In his homily at today’s beatification Mass, addressed to 250,000 people gathered near the Shrine of Loreto, the Pope sketched the profile of this “strong and free youth, generous son of the Church of Rimini and of Catholic Action.”

He “conceived the whole of his brief life of just 28 years as a gift of love to Jesus for the good of his brothers,” the Holy Father said.

John Paul II recalled the words Marvelli wrote in his diary: “Jesus has enveloped me with his grace,” “I see only Him, I think only of Him.”

Alberto Marvelli was born in 1918. He was a childhood friend of film director Federico Fellini, and a member of Catholic Action. In 1941, at the end of his university studies in mechanical engineering, Marvelli had to enlist in the Italian army, even though he condemned the war.

Discharged from the front, he dedicated himself to aiding the poor during the conflict.

He succeeded in rescuing many young people from deportation during the German occupation.

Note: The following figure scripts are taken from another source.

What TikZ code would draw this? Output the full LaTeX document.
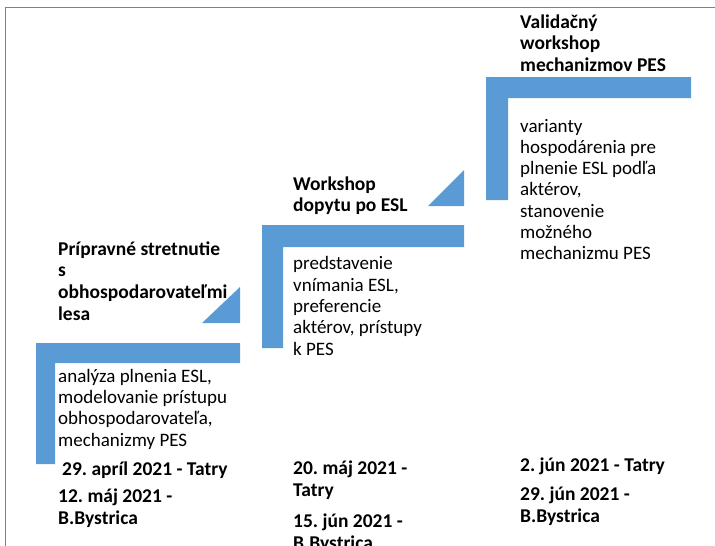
\documentclass[tikz,border=0pt]{standalone}
\usepackage{fontspec}
\setmainfont{Carlito}
\usepackage{tikz}
\definecolor{stepblue}{RGB}{91,155,213}
\definecolor{framegray}{RGB}{128,128,128}
\frenchspacing

\begin{document}
\begin{tikzpicture}[x=1pt,y=-1pt]
			\tikzset{bar/.style={fill=stepblue}}
			% multi-line nodes sit on the baseline of their last line
			\tikzset{heading/.style={anchor=base west, align=left, inner sep=0pt, font=\fontsize{19.5}{21.8}\selectfont\bfseries}}
			\tikzset{body/.style={anchor=base west, align=left, inner sep=0pt, font=\fontsize{19}{21.3}\selectfont}}
			\tikzset{datum/.style={anchor=base west, align=left, inner sep=0pt, font=\fontsize{19.5}{22.5}\selectfont\bfseries}}
			\useasboundingbox (0,0) rectangle (715,546);
			%frame
			\draw[framegray, line width=1.5pt] (5.5,546) -- (5.5,7.5) -- (715,7.5);
			%steps
			\fill[bar] (36,343) -- (240,343) -- (240,363) -- (55,363) -- (55,464) -- (36,464) -- cycle;
			\fill[bar] (202,323) -- (240,323) -- (240,287) -- cycle;
			\fill[bar] (262,225) -- (464,225) -- (464,247) -- (283,247) -- (283,348) -- (262,348) -- cycle;
			\fill[bar] (428,206) -- (464,206) -- (464,170) -- cycle;
			\fill[bar] (486,77) -- (691,77) -- (691,98) -- (508,98) -- (508,200) -- (486,200) -- cycle;
			%first step
			\node[heading] (head1) at (58,320.4) {Prípravné stretnutie\\s\\obhospodarovateľmi\\lesa};
			\node[body] (body1) at (58,446) {analýza plnenia ESL,\\modelovanie prístupu\\obhospodarovateľa,\\mechanizmy PES};
			\node[datum] (tatry1) at (62,475) {29. apríl 2021 - Tatry};
			\node[datum] (bb1) at (58,524.5) {12. máj 2021 -\\B.Bystrica};
			%second step
			\node[heading] (head2) at (293,211.8) {Workshop\\dopytu po ESL};
			\node[body] (body2) at (293,355) {predstavenie\\vnímania ESL,\\preferencie\\aktérov, prístupy\\k PES};
			\node[datum] (tatry2) at (293,496.5) {20. máj 2021 -\\Tatry};
			\node[datum] (bb2) at (293,549.5) {15. jún 2021 -\\B.Bystrica};
			%third step
			\node[heading] (head3) at (520,71.6) {Validačný\\workshop\\mechanizmov PES};
			\node[body] (body3) at (520,259.8) {varianty\\hospodárenia pre\\plnenie ESL podľa\\aktérov,\\stanovenie\\možného\\mechanizmu PES};
			\node[datum] (tatry3) at (520,471) {2. jún 2021 - Tatry};
			\node[datum] (bb3) at (520,522.5) {29. jún 2021 -\\B.Bystrica};
\end{tikzpicture}
\end{document}
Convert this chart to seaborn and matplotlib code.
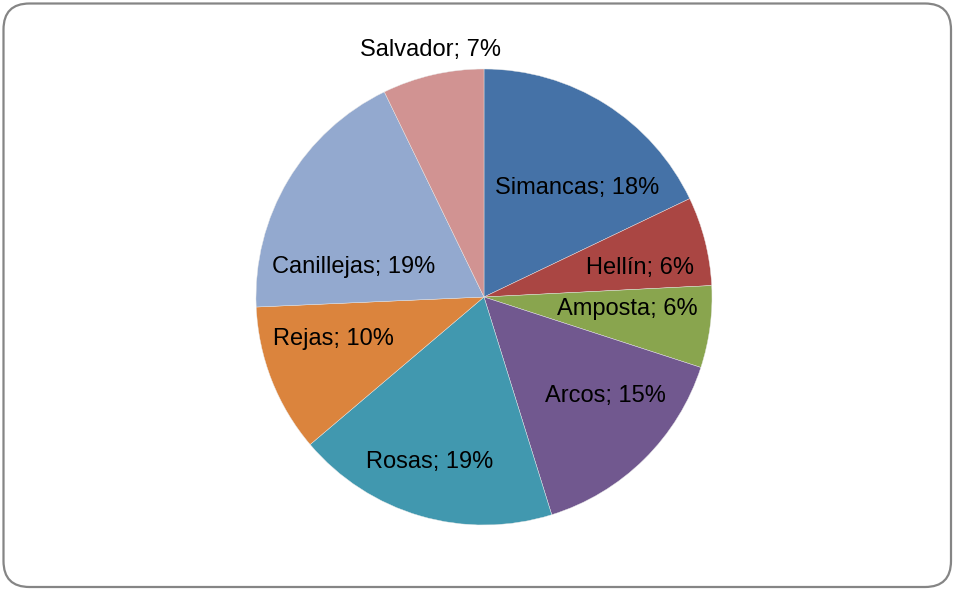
import numpy as np
import matplotlib
matplotlib.use("Agg")
import matplotlib.pyplot as plt
import seaborn as sns
from matplotlib.patches import FancyBboxPatch
from matplotlib.transforms import IdentityTransform

# ---- data ----
categories = ["Simancas", "Hellín", "Amposta", "Arcos", "Rosas", "Rejas", "Canillejas", "Salvador"]
values = [17.9, 6.3, 5.8, 15.2, 18.6, 10.5, 18.5, 7.2]
pct_labels = ["18%", "6%", "6%", "15%", "19%", "10%", "19%", "7%"]

# ---- style ----
colors = ["#4572A7", "#AA4643", "#89A54E", "#71588F", "#4198AF", "#DB843D", "#93A9CF", "#D19392"]
label_radius = [0.628, 0.696, 0.629, 0.686, 0.763, 0.687, 0.585, 1.108]
label_shift_deg = [-8.3, -3.7, 2.8, 6.1, -2.0, -5.7, 18.0, -0.7]

sns.set_theme(style="white")
plt.rcParams["font.family"] = ["Liberation Sans", "DejaVu Sans"]

W, H, DPI = 954, 590, 100
fig = plt.figure(figsize=(W / DPI, H / DPI), dpi=DPI)
fig.patch.set_facecolor("white")

cx, cy, R = 484, 297, 228
ax = fig.add_axes([(cx - R) / W, (H - cy - R) / H, 2 * R / W, 2 * R / H])

palette = sns.color_palette(colors)
wedges, _ = ax.pie(values, colors=palette, startangle=90, counterclock=False,
                   radius=1.0,
                   wedgeprops=dict(edgecolor="#e8e8e8", linewidth=0.3))
ax.set_xlim(-1, 1)
ax.set_ylim(-1, 1)
ax.set_aspect("equal")
ax.axis("off")

for w, name, pct, r, sh in zip(wedges, categories, pct_labels, label_radius, label_shift_deg):
    mid = np.deg2rad((w.theta1 + w.theta2) / 2 + sh)
    ax.text(r * np.cos(mid), r * np.sin(mid), f"{name}; {pct}",
            ha="center", va="center", fontsize=17, color="black", clip_on=False)

# rounded border around the chart
border = FancyBboxPatch((3.5, 3.0), 947.5, 583.5,
                        boxstyle="round,pad=0,rounding_size=26",
                        transform=IdentityTransform(), facecolor="none",
                        edgecolor="#858585", linewidth=1.6)
fig.patches.append(border)

fig.savefig("out.png", dpi=DPI, facecolor="white")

“In the difficult period of World War II, which sowed death and multiplied atrocious violence and suffering, Blessed Alberto lived an intense spiritual life, from which arose that love of Jesus which led him to forget himself constantly to carry the cross of the poor,” the Pope said in his homily.

After the city of Rimini was liberated in 1945, Marvelli’s name was among the members of the first Junta of the Committee of Liberation. He was just 26, and became one of the protagonists of the postwar reconstruction of the city. He was a member of the Christian Democratic Party.

On the evening of Oct. 5, 1946, while he was riding his bicycle to an election meeting — he was a candidate for the first communal administration — he was struck and killed by a truck.

“Alberto made of the daily Eucharist the center of his life,” John Paul II said during the Mass. “He also sought in prayer inspiration for his political commitment, convinced of the need to live fully as children of God in history, to make the latter a story of salvation.”